Report, word for word, every line of the material that contains "this".

**AVAILABLE RECORDS**
** START **

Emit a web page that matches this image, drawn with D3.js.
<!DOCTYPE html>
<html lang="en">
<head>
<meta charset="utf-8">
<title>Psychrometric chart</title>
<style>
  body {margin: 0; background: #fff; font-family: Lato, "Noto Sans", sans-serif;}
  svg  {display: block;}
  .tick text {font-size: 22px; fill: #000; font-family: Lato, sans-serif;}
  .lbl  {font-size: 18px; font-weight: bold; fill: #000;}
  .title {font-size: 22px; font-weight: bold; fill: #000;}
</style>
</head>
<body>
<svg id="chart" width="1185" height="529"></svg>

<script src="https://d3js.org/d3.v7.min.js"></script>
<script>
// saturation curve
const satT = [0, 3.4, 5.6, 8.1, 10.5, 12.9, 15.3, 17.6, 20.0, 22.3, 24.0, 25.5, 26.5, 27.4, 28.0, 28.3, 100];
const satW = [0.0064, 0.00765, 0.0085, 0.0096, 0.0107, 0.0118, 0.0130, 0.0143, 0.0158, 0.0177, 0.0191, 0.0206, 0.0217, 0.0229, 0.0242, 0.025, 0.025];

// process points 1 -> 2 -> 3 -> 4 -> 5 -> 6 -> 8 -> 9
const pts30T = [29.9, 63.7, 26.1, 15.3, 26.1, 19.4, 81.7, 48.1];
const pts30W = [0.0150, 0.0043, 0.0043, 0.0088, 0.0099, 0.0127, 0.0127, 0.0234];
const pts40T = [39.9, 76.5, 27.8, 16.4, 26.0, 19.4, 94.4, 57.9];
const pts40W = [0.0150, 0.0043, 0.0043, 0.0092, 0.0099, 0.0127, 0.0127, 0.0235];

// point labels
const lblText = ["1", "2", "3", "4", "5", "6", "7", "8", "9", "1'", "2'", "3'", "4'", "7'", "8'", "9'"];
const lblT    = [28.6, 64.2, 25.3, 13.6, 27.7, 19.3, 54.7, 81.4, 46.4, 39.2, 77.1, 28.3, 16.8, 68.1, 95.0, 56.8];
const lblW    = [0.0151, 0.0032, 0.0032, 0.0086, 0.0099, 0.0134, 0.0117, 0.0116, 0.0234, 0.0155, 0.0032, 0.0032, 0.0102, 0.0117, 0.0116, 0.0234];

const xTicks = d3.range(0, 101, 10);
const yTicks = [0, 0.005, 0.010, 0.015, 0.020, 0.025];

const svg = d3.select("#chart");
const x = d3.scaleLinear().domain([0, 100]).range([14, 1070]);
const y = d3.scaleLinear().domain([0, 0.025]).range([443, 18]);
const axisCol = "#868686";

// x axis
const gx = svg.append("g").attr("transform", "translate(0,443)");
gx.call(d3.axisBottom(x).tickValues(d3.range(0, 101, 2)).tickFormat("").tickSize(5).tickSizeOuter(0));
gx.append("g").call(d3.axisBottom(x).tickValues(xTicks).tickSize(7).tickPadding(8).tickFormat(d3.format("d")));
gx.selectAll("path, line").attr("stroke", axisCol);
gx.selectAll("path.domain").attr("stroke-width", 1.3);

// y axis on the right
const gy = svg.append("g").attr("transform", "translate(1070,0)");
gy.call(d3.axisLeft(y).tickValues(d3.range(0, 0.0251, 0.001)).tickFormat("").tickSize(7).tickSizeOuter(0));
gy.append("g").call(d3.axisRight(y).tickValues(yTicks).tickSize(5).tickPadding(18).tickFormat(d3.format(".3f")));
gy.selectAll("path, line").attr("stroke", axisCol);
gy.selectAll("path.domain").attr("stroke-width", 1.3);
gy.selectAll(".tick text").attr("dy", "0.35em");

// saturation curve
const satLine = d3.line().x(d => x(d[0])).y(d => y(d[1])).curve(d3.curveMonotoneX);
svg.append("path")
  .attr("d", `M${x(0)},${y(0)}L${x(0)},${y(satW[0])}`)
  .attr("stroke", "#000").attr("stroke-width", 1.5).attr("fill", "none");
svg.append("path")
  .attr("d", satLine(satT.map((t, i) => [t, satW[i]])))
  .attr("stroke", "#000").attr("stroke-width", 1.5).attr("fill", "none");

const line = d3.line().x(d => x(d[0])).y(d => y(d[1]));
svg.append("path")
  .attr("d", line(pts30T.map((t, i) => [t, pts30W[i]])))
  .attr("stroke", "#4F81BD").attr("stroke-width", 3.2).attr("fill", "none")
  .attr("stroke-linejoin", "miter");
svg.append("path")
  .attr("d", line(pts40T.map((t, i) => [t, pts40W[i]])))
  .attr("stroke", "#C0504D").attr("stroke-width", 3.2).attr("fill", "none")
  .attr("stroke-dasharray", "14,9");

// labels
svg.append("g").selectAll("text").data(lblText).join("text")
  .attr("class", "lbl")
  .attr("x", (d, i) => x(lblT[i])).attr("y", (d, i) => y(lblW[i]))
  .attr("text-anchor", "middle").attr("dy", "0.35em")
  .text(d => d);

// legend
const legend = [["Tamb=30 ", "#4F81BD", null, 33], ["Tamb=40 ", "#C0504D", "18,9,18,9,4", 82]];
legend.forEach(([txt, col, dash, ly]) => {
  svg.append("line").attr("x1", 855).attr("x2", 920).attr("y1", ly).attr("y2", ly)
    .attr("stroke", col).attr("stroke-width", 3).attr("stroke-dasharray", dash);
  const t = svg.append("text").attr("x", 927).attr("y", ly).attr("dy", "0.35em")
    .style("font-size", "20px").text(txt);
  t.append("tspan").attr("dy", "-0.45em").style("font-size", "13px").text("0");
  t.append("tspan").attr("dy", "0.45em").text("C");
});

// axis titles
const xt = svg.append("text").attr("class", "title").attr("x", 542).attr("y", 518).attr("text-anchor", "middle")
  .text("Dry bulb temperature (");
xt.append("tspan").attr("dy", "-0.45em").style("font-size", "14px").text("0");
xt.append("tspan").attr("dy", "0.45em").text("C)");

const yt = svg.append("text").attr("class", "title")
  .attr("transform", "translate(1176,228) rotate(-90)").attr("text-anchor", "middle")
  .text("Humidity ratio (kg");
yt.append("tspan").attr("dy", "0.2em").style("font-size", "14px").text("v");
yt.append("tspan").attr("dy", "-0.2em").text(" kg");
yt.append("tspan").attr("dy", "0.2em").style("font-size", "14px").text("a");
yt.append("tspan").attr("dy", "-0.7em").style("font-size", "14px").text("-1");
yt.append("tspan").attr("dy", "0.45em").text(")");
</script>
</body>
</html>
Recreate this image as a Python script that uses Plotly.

** END **

**TASK SOLUTION**
Emit a web page that matches this image, drawn with D3.js.
Recreate this image as a Python script that uses Plotly.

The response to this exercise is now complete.